How can I do the same thing without using double-pointer to the struct?

You have to use the double pointer.

Can you explain me why and how this works (both with pointer and double-pointer)?

The double-pointer is necessary. Your data structure is a pointer to a structure. You then call a function that needs to modify that pointer. Since parameters are passed by value you have to pass a pointer to the pointer.

I don't understand how a struct is represented in main memory.

Typically structs are laid out sequentially. So the first member will be placed at the beginning of the memory reserved for the struct, the second member will follow it and so on. There are issues of padding and alignment as well, but that's a bit more complex and is something best left to the compiler.

1. If you want to change the value of list (and you want to) in a different function, you have to give its address, since all parameters in C are passed by value and not by reference.
2. You give the address to the pointer, because you want to change the pointer.
3. int a[5] is not a struct, but an array, structs and array are represented in C as a block of memory. When you refer to a member of the struct, you actually refers to an offset from the struct location.

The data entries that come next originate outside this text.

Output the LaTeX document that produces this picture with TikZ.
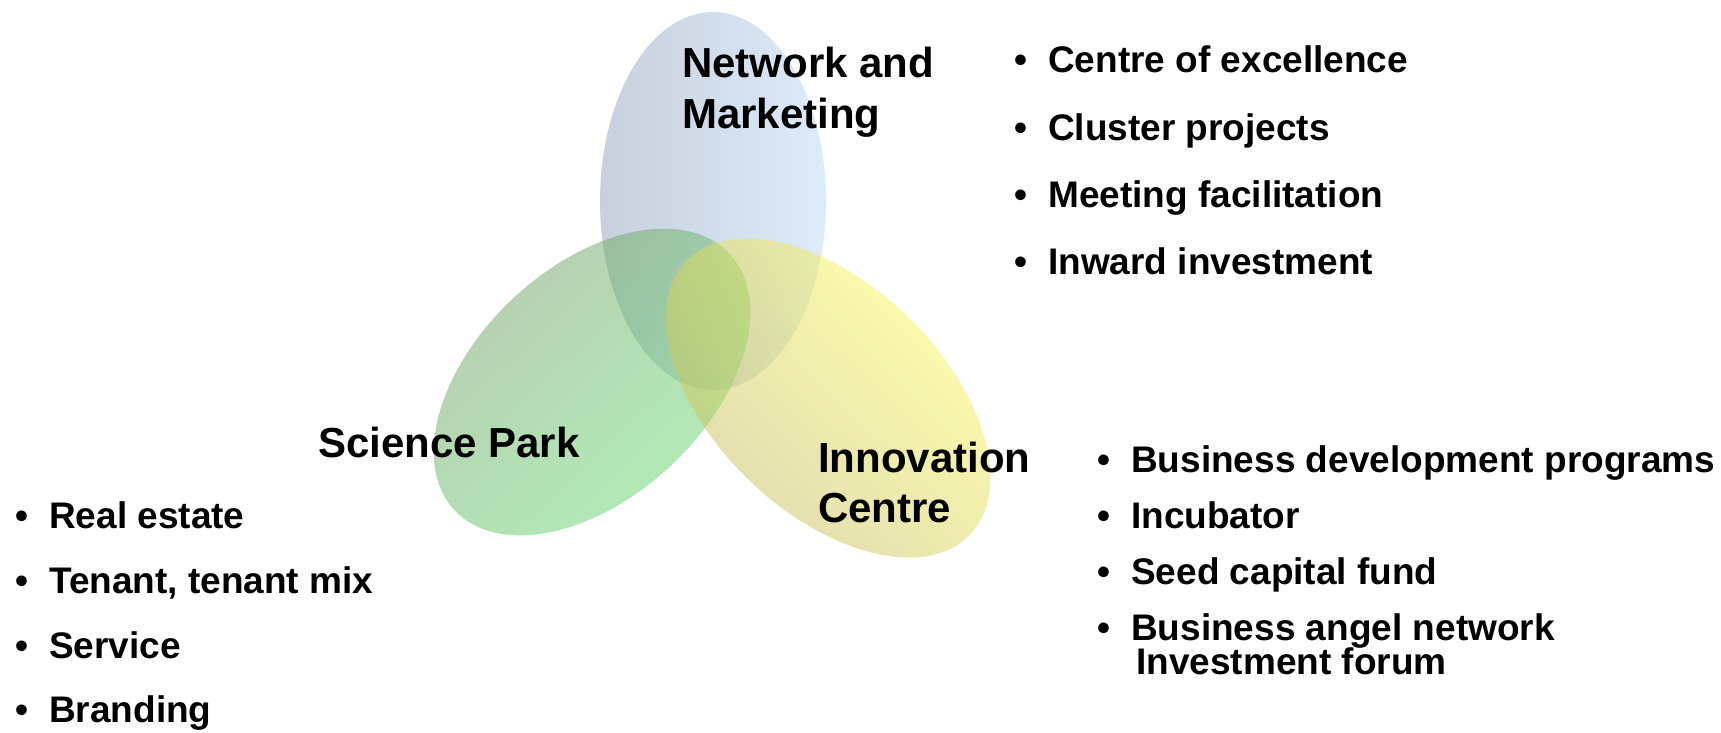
\documentclass[tikz,border=0pt]{standalone}
\usepackage{fontspec}
\setmainfont{Liberation Sans}
\definecolor{bluegray}{RGB}{145,161,185}
\definecolor{bluelight}{RGB}{187,215,245}
\definecolor{greengray}{RGB}{113,153,97}
\definecolor{greenlight}{RGB}{97,225,113}
\definecolor{yellowgray}{RGB}{191,181,97}
\definecolor{yellowlight}{RGB}{255,255,85}
\begin{document}
\begin{tikzpicture}[x=1pt,y=-1pt,
  head/.style={anchor=base west,inner sep=0pt,font=\fontsize{42}{50}\selectfont\bfseries},
  item/.style={anchor=base west,inner sep=0pt,font=\fontsize{37}{44}\selectfont\bfseries},
  blob/.style={fill opacity=0.5}]
\useasboundingbox (0,0) rectangle (1721,733);
% ellipses
\shade[blob,top color=bluegray,bottom color=bluelight,shading angle=90]
  (713,201) ellipse [x radius=113,y radius=189];
\shade[blob,top color=greengray,bottom color=greenlight,shading angle=43,rotate around={43:(592,382)}]
  (592,382) ellipse [x radius=188,y radius=115];
\shade[blob,top color=yellowgray,bottom color=yellowlight,shading angle=136,rotate around={-44:(828,398)}]
  (828,398) ellipse [x radius=197,y radius=114];
% headings
\node[head] (nm1) at (682,78) {Network and};
\node[head] (nm2) at (682,129) {Marketing};
\node[head] (sp) at (318,457) {Science Park};
\node[head] (ic1) at (818,472) {Innovation};
\node[head] (ic2) at (818,522) {Centre};
% top right list
\newcommand{\bul}{\llap{•\hspace{21pt}}}
\node[item] (t1) at (1048,73) {\bul Centre of excellence};
\node[item] (t2) at (1048,140) {\bul Cluster projects};
\node[item] (t3) at (1048,207) {\bul Meeting facilitation};
\node[item] (t4) at (1048,274) {\bul Inward investment};
% left list
\node[item] (l1) at (49,528) {\bul Real estate};
\node[item] (l2) at (49,593) {\bul Tenant, tenant mix};
\node[item] (l3) at (49,658) {\bul Service};
\node[item] (l4) at (49,722) {\bul Branding};
% bottom right list
\node[item] (r1) at (1131,472) {\bul Business development programs};
\node[item] (r2) at (1131,528) {\bul Incubator};
\node[item] (r3) at (1131,584) {\bul Seed capital fund};
\node[item] (r4) at (1131,640) {\bul Business angel network};
\node[item] (r5) at (1136,674) {Investment forum};
\end{tikzpicture}
\end{document}
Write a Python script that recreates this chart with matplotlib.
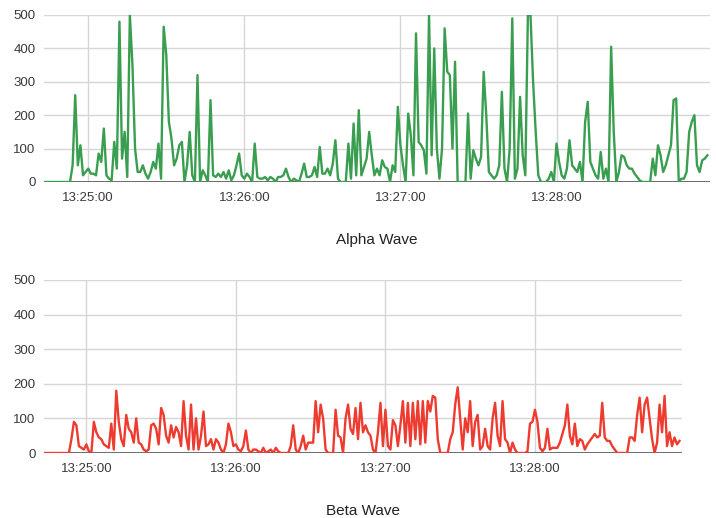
import numpy as np
import matplotlib
matplotlib.use("Agg")
import matplotlib.pyplot as plt
import matplotlib.dates as mdates

plt.rcParams["font.family"] = ["Liberation Sans", "DejaVu Sans"]

# one sample per second, starting 13:24:43
start = np.datetime64("2000-01-01T13:24:43")

alpha = [
    0, 0, 0, 0, 0, 0, 0, 0, 0, 0,
    0, 50, 260, 50, 110, 20, 30, 40, 25, 25,
    20, 85, 60, 160, 20, 10, 5, 120, 40, 480,
    70, 150, 15, 500, 350, 100, 30, 30, 50, 25,
    10, 30, 60, 40, 115, 10, 465, 380, 180, 130,
    50, 70, 110, 120, 0, 50, 150, 20, 0, 320,
    0, 35, 20, 0, 245, 20, 15, 25, 15, 30,
    10, 35, 5, 20, 50, 85, 20, 10, 25, 15,
    0, 115, 15, 10, 10, 15, 5, 15, 10, 0,
    15, 15, 20, 40, 15, 0, 10, 5, 0, 25,
    55, 15, 15, 20, 45, 15, 105, 25, 25, 40,
    20, 55, 125, 10, 0, 0, 0, 115, 10, 175,
    20, 215, 20, 45, 70, 150, 80, 20, 40, 20,
    65, 45, 40, 0, 50, 30, 225, 110, 50, 0,
    205, 140, 20, 445, 120, 110, 95, 25, 500, 80,
    400, 100, 10, 100, 460, 330, 320, 100, 360, 0,
    0, 0, 0, 205, 10, 95, 70, 50, 75, 330,
    200, 30, 20, 10, 20, 50, 270, 40, 0, 100,
    490, 10, 40, 255, 80, 20, 500, 500, 300, 150,
    20, 0, 0, 0, 10, 30, 0, 115, 60, 20,
    10, 40, 125, 50, 40, 30, 60, 0, 180, 240,
    60, 40, 20, 10, 90, 10, 40, 0, 405, 150,
    0, 30, 80, 75, 50, 40, 40, 25, 15, 5,
    0, 0, 0, 0, 70, 20, 110, 80, 30, 50,
    80, 110, 245, 250, 0, 10, 10, 30, 150, 180,
    200, 50, 30, 65, 70, 80,
]

beta = [
    0, 0, 0, 0, 0, 0, 0, 0, 0, 0,
    0, 40, 90, 80, 20, 15, 10, 25, 5, 0,
    90, 60, 45, 40, 25, 20, 15, 85, 10, 180,
    90, 40, 20, 110, 70, 60, 30, 100, 30, 25,
    10, 5, 10, 80, 85, 70, 25, 130, 110, 50,
    30, 80, 45, 75, 60, 20, 150, 50, 10, 140,
    10, 100, 10, 50, 120, 20, 25, 40, 10, 40,
    30, 10, 0, 25, 85, 60, 20, 25, 10, 5,
    20, 65, 10, 0, 10, 10, 5, 0, 15, 0,
    5, 10, 0, 15, 5, 0, 0, 0, 0, 20,
    80, 10, 0, 20, 50, 10, 30, 30, 30, 150,
    60, 140, 100, 10, 0, 0, 0, 125, 50, 45,
    0, 100, 140, 70, 55, 130, 40, 145, 60, 80,
    60, 50, 10, 0, 60, 145, 20, 125, 20, 10,
    95, 80, 20, 80, 150, 30, 145, 20, 145, 40,
    150, 25, 150, 30, 150, 120, 165, 160, 40, 0,
    0, 0, 0, 40, 60, 140, 190, 100, 10, 100,
    60, 150, 20, 90, 110, 10, 20, 70, 20, 10,
    100, 145, 50, 20, 150, 40, 30, 0, 30, 10,
    0, 0, 0, 0, 5, 85, 90, 125, 90, 15,
    5, 15, 70, 10, 15, 15, 15, 30, 55, 80,
    140, 50, 25, 85, 20, 40, 35, 10, 25, 35,
    45, 55, 45, 50, 145, 45, 35, 35, 20, 10,
    0, 0, 0, 0, 0, 45, 45, 35, 110, 160,
    60, 140, 160, 100, 40, 0, 30, 140, 60, 165,
    20, 60, 20, 45, 25, 35,
]

y_ticks = [0, 100, 200, 300, 400, 500]
minute_ticks = ["13:25:00", "13:26:00", "13:27:00", "13:28:00"]

times_a = start + np.arange(len(alpha)) * np.timedelta64(1, "s")
times_b = start + np.arange(len(beta)) * np.timedelta64(1, "s")
tick_pos = [np.datetime64("2000-01-01T" + t) for t in minute_ticks]

fig = plt.figure(figsize=(7.16, 5.18), dpi=100)
ax1 = fig.add_axes([44 / 716, 336 / 518, 666 / 716, 167 / 518])
ax2 = fig.add_axes([44 / 716, 65 / 518, 638 / 716, 173 / 518])


def style(ax, times, vals, color, title, lpad):
    ax.plot(times, vals, color=color, lw=1.7, zorder=3)
    ax.set_ylim(0, 500)
    ax.set_xlim(times[0], times[-1] + np.timedelta64(1, "s"))
    ax.set_yticks(y_ticks)
    ax.set_xticks(tick_pos)
    ax.xaxis.set_major_formatter(mdates.DateFormatter("%H:%M:%S"))
    ax.grid(True, color="#d6d6d6", lw=1, zorder=0)
    ax.axhline(0, color="#555555", lw=1.2, zorder=2)
    for s in ax.spines.values():
        s.set_visible(False)
    ax.tick_params(length=0, labelsize=9.5, labelcolor="#3a3a3a")
    ax.tick_params(axis="y", pad=6)
    ax.tick_params(axis="x", pad=7)
    ax.set_xlabel(title, fontsize=11, color="#222222", labelpad=lpad)


style(ax1, times_a, alpha, "#3a9e50", "Alpha Wave", 21)
style(ax2, times_b, beta, "#ee3b2f", "Beta Wave", 21)

fig.savefig("out.png", dpi=100)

A. You free vertorOfInts when it was not allocated on the heap (with malloc) but on the stack (int array[] = {0, 1, 2, 3, 4, 5}; - local allocation) this is invalid and will make your program (probably to) crash

You can think of it like this: Your data structure is a singly-linked list, where each node is of type T = struct item *. You pass your list around by its head, i.e. its first node. Consumers can take the head and iterate through the entire list by looking at T.next, and a value of NULL means that you're at the end.

The function relItem chops the first node off the list. Since it manipulates the list itself, you have to pass it a pointer to your list head, i.e. T*, which is struct item **. Finally, T = NULL is to be interpreted (and checked for!) as the empty list with no nodes.

This code can work safe and sound without the double pointers:

void relItem(struct item *currItem) { ... }

Call it with relItem(list)

Freeing a pointer does not change it's value. Functions that take double pointers as parameters are usually used when you want to change a pointer (e.g. allocate it or make NULL).

Just be carefull at free(intTemp), it crashes because you're freeing memory from the stack.